Identify and copy all lines of the material where the string "draw" is found.

> SOURCE DATA:
+ + + + +

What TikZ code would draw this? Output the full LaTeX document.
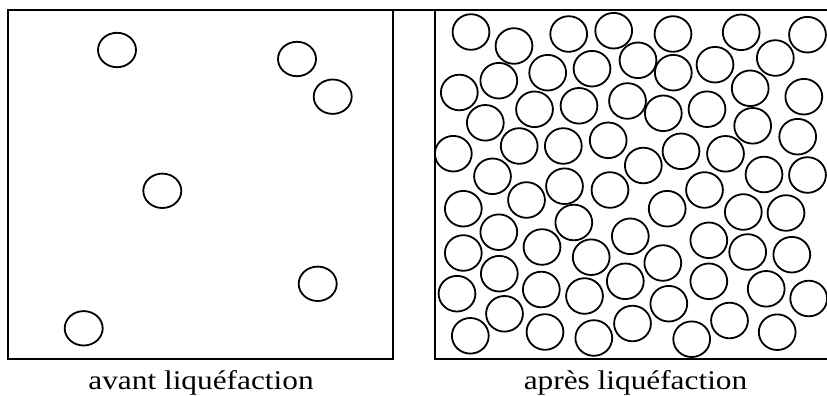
\documentclass[tikz,border=0pt]{standalone}
\usepackage{fontspec}
\setmainfont{Liberation Serif}
\begin{document}
\begin{tikzpicture}[x=1pt,y=-1pt,
  frame/.style={line width=2pt},
  grainL/.style={line width=1.8pt, x radius=19, y radius=17.2},
  grainR/.style={line width=1.8pt, x radius=18.4, y radius=17.8},
  caption/.style={font=\fontsize{27}{32}\selectfont, xscale=1.16, anchor=base, inner sep=0pt}]
\clip (0,0) rectangle (827,396);
\useasboundingbox (0,0) rectangle (827,396);
% boxes
\draw[frame] (8,10.5) rectangle (392.7,359.3);
\draw[frame] (435,10.5) rectangle (845,359.3);
\draw[frame] (392.7,10.5) -- (435,10.5);
% before liquefaction
\foreach \x/\y in {117/50, 297/59, 332.7/96.7, 162.3/190.8, 317.7/283.8, 83.7/328.3}
  \draw[grainL] (\x,\y) ellipse [];
% after liquefaction
\foreach \x/\y in {471/32, 514/46, 568.7/34, 613.7/30.7, 638/60.3, 498.8/80.7, 547.7/72.7,
  592/68.7, 459.3/92.5, 534.5/109.3, 579/105.8, 627.5/101, 485.3/122.8, 453.3/153.7,
  519.2/146, 563.3/146, 608.2/140.3, 492.5/176.3, 526.5/200, 564.5/186.2, 610/190,
  673/34, 741.2/32.3, 807.5/34.7, 673.3/72.7, 715/64.7, 775.3/58, 663.3/113.3,
  707/109.2, 750.2/88.3, 803.8/96.7, 752.7/125.8, 797.7/136.7, 643.3/165.5, 681/151.3,
  725.5/153.8, 764/174.5, 807.5/175, 704.5/190, 463.3/208.7, 498.8/232.2, 573.8/222.5,
  630.3/236.3, 463.3/253, 542/247, 591.2/257.2, 499.3/273.7, 625.3/281.3, 457/293.7,
  541.3/289.5, 584.5/296, 504.5/313.8, 632.5/323.5, 470.3/335.8, 545/332, 593.8/338,
  667.2/208.7, 743.3/212, 786/213, 708.8/240.3, 747.7/252, 791.8/254.7, 662.8/263,
  708.8/281.3, 766.2/288.8, 808.7/298.5, 668.8/303.7, 729.5/320.5, 691.7/339.2, 777.2/332.2}
  \draw[grainR] (\x,\y) ellipse [];
% captions
\node[caption] (avant) at (201,389.3) {avant liquéfaction};
\node[caption] (apres) at (635.5,389.3) {après liquéfaction};
\end{tikzpicture}
\end{document}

+ + + + +

> RESULT:
What TikZ code would draw this? Output the full LaTeX document.
\draw[frame] (8,10.5) rectangle (392.7,359.3);
\draw[frame] (435,10.5) rectangle (845,359.3);
\draw[frame] (392.7,10.5) -- (435,10.5);
  \draw[grainL] (\x,\y) ellipse [];
  \draw[grainR] (\x,\y) ellipse [];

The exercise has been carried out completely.